### SHORT EXERCISE
Start at the line where "Generate a web" appears and end at the line where "const yTicks = [0,1000,2000,3000,4000,5000];" appears; repeat those lines exactly, both ends included, leaving pictures behind.

--- Begin SUPPLIED RECORDS ---

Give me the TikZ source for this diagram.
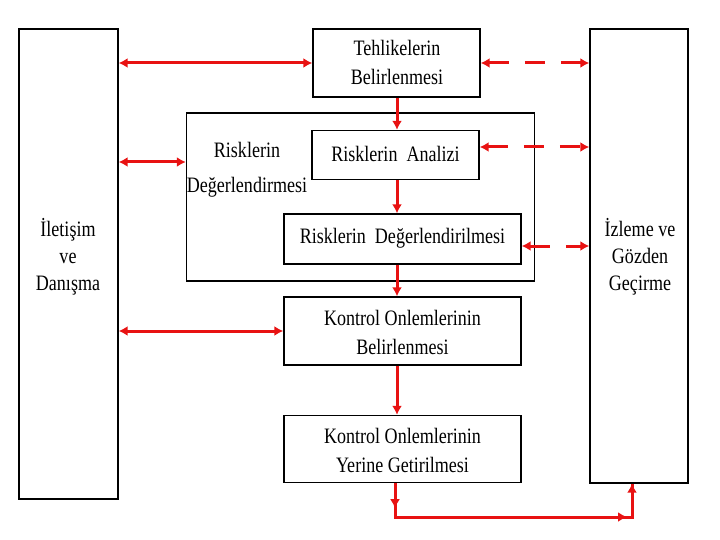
\documentclass[tikz,border=0pt]{standalone}
\usepackage{fontspec}
\usepackage{graphicx}
\setmainfont{Liberation Serif}
\usetikzlibrary{arrows.meta}
\definecolor{arrred}{RGB}{232,18,18}
\newcommand\sq[1]{\scalebox{0.82}[1]{#1}}
\begin{document}
\begin{tikzpicture}[x=1pt,y=-1pt,
  box/.style={draw,line width=1.4pt,inner sep=0pt},
  txt/.style={align=center,inner sep=0pt,font=\fontsize{22}{29}\selectfont},
  rl/.style={draw=arrred,line width=3pt},
  arr/.style={rl,-{Latex[length=9pt,width=10pt]}},
  arrb/.style={rl,{Latex[length=9pt,width=10pt]}-{Latex[length=9pt,width=10pt]}},
  dsh/.style={dash pattern=on 20pt off 16pt}]
\useasboundingbox (0,0) rectangle (720,540);
% boxes
\node[box,minimum width=99pt,minimum height=470pt] (ilet) at (68.5,264) {};
\node[box,minimum width=98pt,minimum height=454pt] (izl) at (639,256) {};
\node[box,minimum width=167pt,minimum height=68pt] (teh) at (396.5,63) {};
\node[box,minimum width=348pt,minimum height=168pt] (outer) at (360.5,197) {};
\node[box,minimum width=167pt,minimum height=49pt] (ana) at (395.5,155) {};
\node[box,minimum width=237pt,minimum height=50pt] (deg) at (402.5,239) {};
\node[box,minimum width=237pt,minimum height=68pt] (kob) at (402.5,331) {};
\node[box,minimum width=237pt,minimum height=67pt] (kyg) at (402.5,449) {};
% texts
\node[txt,font=\fontsize{22}{27}\selectfont] (tilet) at (68,257) {\sq{İletişim}\\\sq{ve}\\\sq{Danışma}};
\node[txt,font=\fontsize{22}{27}\selectfont] (tizl) at (640,257) {\sq{İzleme ve}\\\sq{Gözden}\\\sq{Geçirme}};
\node[txt] (tteh) at (397,62) {\sq{Tehlikelerin}\\\sq{Belirlenmesi}};
\node[txt,font=\fontsize{22}{35}\selectfont] (touter) at (247,170) {\sq{Risklerin}\\\sq{Değerlendirmesi}};
\node[txt] (tana) at (395.5,154) {\sq{Risklerin\ \ Analizi}};
\node[txt] (tdeg) at (402.5,238) {\sq{Risklerin\ \ Değerlendirilmesi}};
\node[txt] (tkob) at (402.5,332) {\sq{Kontrol Onlemlerinin}\\\sq{Belirlenmesi}};
\node[txt] (tkyg) at (402.5,450) {\sq{Kontrol Onlemlerinin}\\\sq{Yerine Getirilmesi}};
% helper coordinates
\coordinate (vx) at (397,0);
\coordinate (y1) at (0,162);
\coordinate (y2) at (0,147);
\coordinate (y3) at (0,246);
\coordinate (c1) at (395,517);
\coordinate (c2) at (632,517);
\coordinate (c3) at (627,517);
% horizontal arrows
\draw[arrb] (ilet.east |- teh) -- (teh.west);
\draw[arrb,dsh] (teh.east) -- (izl.west |- teh);
\draw[arrb] (ilet.east |- y1) -- (outer.west |- y1);
\draw[arrb,dsh] (ana.east |- y2) -- (izl.west |- y2);
\draw[arrb,dsh] (deg.east |- y3) -- (izl.west |- y3);
\draw[arrb] (ilet.east |- kob) -- (kob.west);
% vertical arrows
\draw[arr] (teh.south -| vx) -- (ana.north -| vx);
\draw[arr] (ana.south -| vx) -- (deg.north -| vx);
\draw[arr] (deg.south -| vx) -- (kob.north -| vx);
\draw[arr] (kob.south -| vx) -- (kyg.north -| vx);
% bottom path
\draw[rl,line join=miter] (kyg.south -| c1) -- (c1) -- (c2) -- (izl.south -| c2);
\draw[arr] (kyg.south -| c1) -- ++(0,25);
\draw[arr] (c1) -- (c3);
\draw[arr] (c2) -- (izl.south -| c2);
\end{tikzpicture}
\end{document}
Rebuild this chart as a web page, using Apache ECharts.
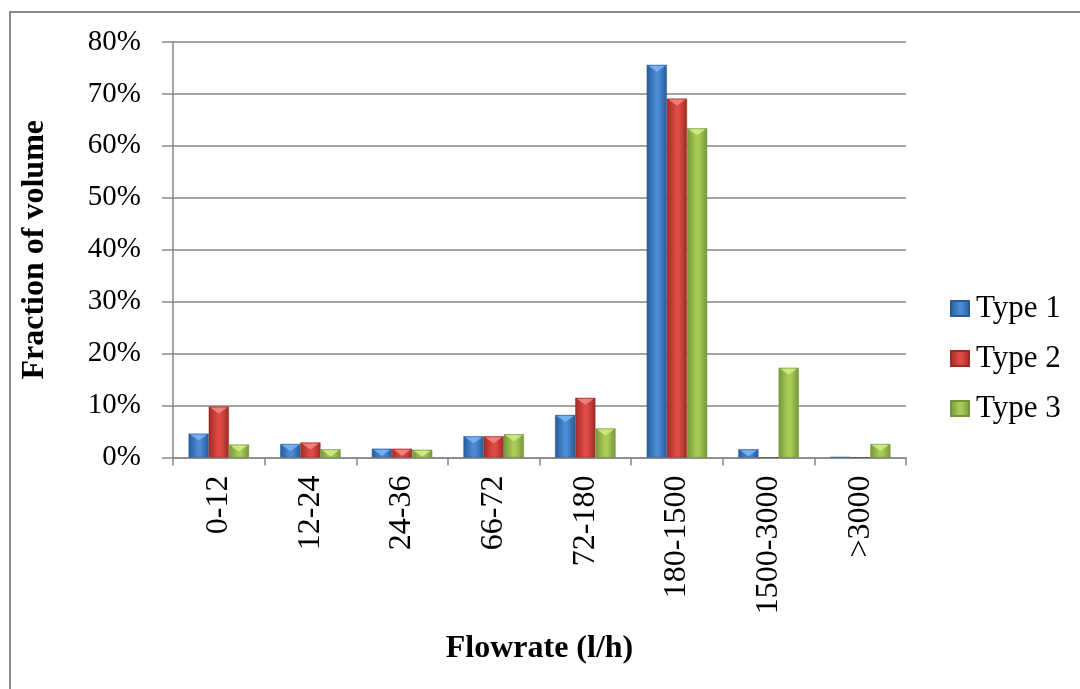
<!DOCTYPE html>
<html>
<head>
<meta charset="utf-8">
<script src="https://cdn.jsdelivr.net/npm/echarts@6/dist/echarts.min.js"></script>
<style>
html,body{margin:0;padding:0;background:#fff;}
#chart{width:1080px;height:689px;}
</style>
</head>
<body>
<div id="chart"></div>
<script>
var categories = ['0-12','12-24','24-36','66-72','72-180','180-1500','1500-3000','>3000'];
var seriesNames = ['Type 1','Type 2','Type 3'];
var type1 = [4.6, 2.6, 1.7, 4.1, 8.2, 75.6, 1.6, 0.1];
var type2 = [9.8, 2.9, 1.7, 4.1, 11.5, 69.1, 0, 0];
var type3 = [2.5, 1.6, 1.5, 4.5, 5.6, 63.4, 17.3, 2.6];
var yTicks = {min: 0, max: 80, interval: 10};

var GAP = 0.34;
function grad(edge, mid) {
  return new echarts.graphic.LinearGradient(0, 0, 1, 0, [
    {offset: 0, color: edge},
    {offset: 0.45, color: mid},
    {offset: 0.6, color: mid},
    {offset: 1, color: edge}
  ]);
}
var palettes = [
  {edge: '#285a98', mid: '#4a8ad6', light: '#7fb6f2'},
  {edge: '#9e2a26', mid: '#df4a45', light: '#f08a86'},
  {edge: '#74963a', mid: '#a9cb56', light: '#d2ef88'}
];
var values = [type1, type2, type3];
var FONT = '"Liberation Serif", "Times New Roman", serif';

var series = seriesNames.map(function (n, i) {
  return {
    name: n,
    type: 'bar',
    data: values[i],
    barGap: '0%',
    barCategoryGap: (GAP * 100) + '%',
    itemStyle: {
      color: grad(palettes[i].edge, palettes[i].mid),
      borderColor: palettes[i].edge,
      borderWidth: 0.5
    }
  };
});

function bevel(si) {
  return function (params, api) {
    var ci = api.value(0), v = api.value(1);
    if (!v) return null;
    var top = api.coord([ci, v]);
    var base = api.coord([ci, 0]);
    var band = api.size([1, 0])[0];
    var bw = band * (1 - GAP) / 3;
    var x0 = top[0] - 1.5 * bw + si * bw;
    var h = Math.min(7, base[1] - top[1] - 1);
    if (h < 1) return null;
    return {
      type: 'polygon',
      shape: {points: [[x0 + 1.5, top[1] + 1], [x0 + bw - 1.5, top[1] + 1], [x0 + bw / 2, top[1] + h]]},
      style: {fill: palettes[si].light, opacity: 0.85}
    };
  };
}
seriesNames.forEach(function (n, i) {
  series.push({
    type: 'custom',
    name: n + ' top',
    renderItem: bevel(i),
    data: values[i].map(function (v, ci) { return [ci, v]; }),
    z: 5,
    silent: true
  });
});

var chart = echarts.init(document.getElementById('chart'));
chart.setOption({
  animation: false,
  backgroundColor: '#ffffff',
  textStyle: {fontFamily: FONT},
  graphic: [{
    type: 'rect',
    shape: {x: 10, y: 12, width: 1090, height: 700},
    style: {fill: 'none', stroke: '#8a8a8a', lineWidth: 2},
    z: 0
  }],
  grid: {left: 173, right: 174, top: 42, bottom: 231.5, containLabel: false},
  legend: {
    orient: 'vertical',
    left: 945,
    top: 288,
    icon: 'rect',
    itemWidth: 18,
    itemHeight: 15,
    itemGap: 19,
    textStyle: {fontFamily: FONT, fontSize: 31, color: '#000', padding: [0, 0, 0, 2]},
    data: seriesNames.map(function (n, i) {
      return {name: n, itemStyle: {color: grad(palettes[i].edge, palettes[i].mid)}};
    })
  },
  xAxis: {
    type: 'category',
    data: categories,
    name: 'Flowrate (l/h)',
    nameLocation: 'middle',
    nameGap: 175,
    nameTextStyle: {fontFamily: FONT, fontSize: 32, fontWeight: 'bold', color: '#000'},
    axisLine: {lineStyle: {color: '#868686', width: 1.5}},
    axisTick: {show: true, length: 8, lineStyle: {color: '#868686', width: 1.5}},
    axisLabel: {rotate: 90, margin: 18, fontFamily: FONT, fontSize: 32, color: '#000'}
  },
  yAxis: {
    type: 'value',
    min: yTicks.min,
    max: yTicks.max,
    interval: yTicks.interval,
    name: 'Fraction of volume',
    nameLocation: 'middle',
    nameGap: 122,
    nameTextStyle: {fontFamily: FONT, fontSize: 32, fontWeight: 'bold', color: '#000'},
    axisLine: {show: true, lineStyle: {color: '#868686', width: 1.5}},
    axisTick: {show: true, length: 11, lineStyle: {color: '#868686', width: 1.5}},
    axisLabel: {formatter: '{value}%', margin: 32, fontFamily: FONT, fontSize: 29, color: '#000'},
    splitLine: {show: true, lineStyle: {color: '#868686', width: 1.5}}
  },
  series: series
});
</script>
</body>
</html>
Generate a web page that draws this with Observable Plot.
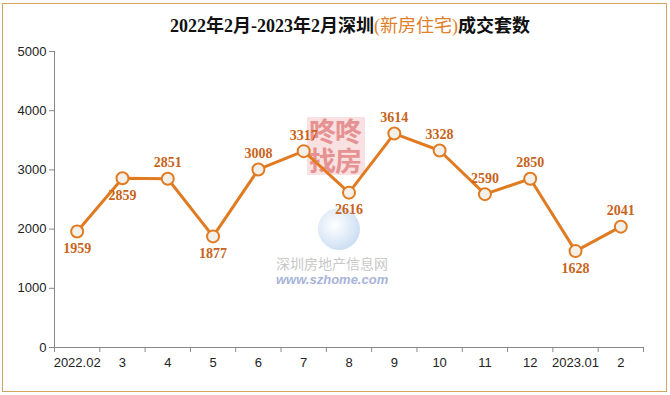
<!DOCTYPE html>
<html><head><meta charset="utf-8">
<script src="https://cdn.jsdelivr.net/npm/d3@7"></script>
<script src="https://cdn.jsdelivr.net/npm/@observablehq/plot@0.6"></script>
<style>
body{margin:0;background:#fff;}
#wrap{position:relative;width:670px;height:395px;overflow:hidden;background:#fff;}
#frame{position:absolute;left:2px;top:3px;width:663px;height:387px;border:1px solid #d2a55c;}
#title{position:absolute;left:0;width:700px;top:11px;text-align:center;font:bold 18px "Liberation Serif","Noto Sans CJK SC";color:#111;white-space:nowrap;}
#title span{color:#e0802a;font-weight:normal;}
#chart{position:absolute;left:0;top:38px;}
.wm{position:absolute;white-space:nowrap;}
</style></head>
<body>
<div id="wrap">
  <div id="frame"></div>
  <div class="wm" style="left:307px;top:117px;width:58px;height:58px;background:#f7dada;opacity:0.8;"></div>
  <div class="wm" style="left:309px;top:116px;font:bold 27px/29px 'Noto Sans CJK SC';color:#e58a8a;opacity:0.9;letter-spacing:-1px;">咚咚<br>找房</div>
  <div class="wm" style="left:318px;top:208px;width:42px;height:42px;border-radius:50%;background:radial-gradient(circle at 40% 40%,#ffffff,#a9c8ea);opacity:0.8;"></div>
  <div class="wm" style="left:276px;top:256px;font:14px/15px 'Noto Sans CJK SC';color:#c8c8c8;">深圳房地产信息网</div>
  <div class="wm" style="left:276px;top:273px;font:italic bold 13px/14px 'Liberation Sans';color:#a8b4d8;">www.szhome.com</div>
  <div id="title">2022年2月-2023年2月深圳<span>(新房住宅)</span>成交套数</div>
  <div id="chart"></div>
</div>
<script>
const months = ["2022.02","3","4","5","6","7","8","9","10","11","12","2023.01","2"];
const sales = [1959,2859,2851,1877,3008,3317,2616,3614,3328,2590,2850,1628,2041];
const labelSide = ["below","below","above","below","above","above","below","above","above","above","above","below","above"];
const yTicks = [0,1000,2000,3000,4000,5000];

const data = months.map((m,i)=>({i, m, v: sales[i], side: labelSide[i]}));
const idx = d3.range(months.length);
const bounds = d3.range(months.length + 1).map(k => k - 0.5);
const orange = "#e07b22";
const labelColor = "#c8641a";

const chart = Plot.plot({
  width: 670, height: 357,
  marginLeft: 54, marginRight: 27, marginTop: 13, marginBottom: 48,
  x: {type: "linear", domain: [-0.5, months.length - 0.5]},
  y: {domain: [0, 5000]},
  style: {fontFamily: "Liberation Sans", fontSize: "13px", background: "transparent", color: "#222"},
  marks: [
    Plot.axisY({ticks: yTicks, tickSize: 5, tickPadding: 3, stroke: "#888", label: null, tickFormat: d => String(d)}),
    Plot.ruleX([-0.5], {y1: 0, y2: 5000, stroke: "#888"}),
    Plot.ruleY([0], {stroke: "#888"}),
    Plot.axisX({ticks: bounds, tickSize: 5, tickFormat: () => "", label: null, stroke: "#888"}),
    Plot.axisX({ticks: idx, tickSize: 0, tickPadding: 10, tickFormat: i => months[i], label: null}),
    Plot.line(data, {x: "i", y: "v", stroke: orange, strokeWidth: 3}),
    Plot.dot(data, {x: "i", y: "v", r: 6, fill: "#f3efe9", stroke: orange, strokeWidth: 2}),
    Plot.text(data.filter(d => d.side === "above"), {x: "i", y: "v", text: d => String(d.v), dy: -16, fill: labelColor, fontFamily: "Liberation Serif", fontWeight: "bold", fontSize: 14}),
    Plot.text(data.filter(d => d.side === "below"), {x: "i", y: "v", text: d => String(d.v), dy: 17, fill: labelColor, fontFamily: "Liberation Serif", fontWeight: "bold", fontSize: 14})
  ]
});
document.getElementById("chart").appendChild(chart);
</script>
</body></html>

--- End SUPPLIED RECORDS ---

### TASK ANSWER
Generate a web page that draws this with Observable Plot.
<!DOCTYPE html>
<html><head><meta charset="utf-8">
<script src="https://cdn.jsdelivr.net/npm/d3@7"></script>
<script src="https://cdn.jsdelivr.net/npm/@observablehq/plot@0.6"></script>
<style>
body{margin:0;background:#fff;}
#wrap{position:relative;width:670px;height:395px;overflow:hidden;background:#fff;}
#frame{position:absolute;left:2px;top:3px;width:663px;height:387px;border:1px solid #d2a55c;}
#title{position:absolute;left:0;width:700px;top:11px;text-align:center;font:bold 18px "Liberation Serif","Noto Sans CJK SC";color:#111;white-space:nowrap;}
#title span{color:#e0802a;font-weight:normal;}
#chart{position:absolute;left:0;top:38px;}
.wm{position:absolute;white-space:nowrap;}
</style></head>
<body>
<div id="wrap">
  <div id="frame"></div>
  <div class="wm" style="left:307px;top:117px;width:58px;height:58px;background:#f7dada;opacity:0.8;"></div>
  <div class="wm" style="left:309px;top:116px;font:bold 27px/29px 'Noto Sans CJK SC';color:#e58a8a;opacity:0.9;letter-spacing:-1px;">咚咚<br>找房</div>
  <div class="wm" style="left:318px;top:208px;width:42px;height:42px;border-radius:50%;background:radial-gradient(circle at 40% 40%,#ffffff,#a9c8ea);opacity:0.8;"></div>
  <div class="wm" style="left:276px;top:256px;font:14px/15px 'Noto Sans CJK SC';color:#c8c8c8;">深圳房地产信息网</div>
  <div class="wm" style="left:276px;top:273px;font:italic bold 13px/14px 'Liberation Sans';color:#a8b4d8;">www.szhome.com</div>
  <div id="title">2022年2月-2023年2月深圳<span>(新房住宅)</span>成交套数</div>
  <div id="chart"></div>
</div>
<script>
const months = ["2022.02","3","4","5","6","7","8","9","10","11","12","2023.01","2"];
const sales = [1959,2859,2851,1877,3008,3317,2616,3614,3328,2590,2850,1628,2041];
const labelSide = ["below","below","above","below","above","above","below","above","above","above","above","below","above"];
const yTicks = [0,1000,2000,3000,4000,5000];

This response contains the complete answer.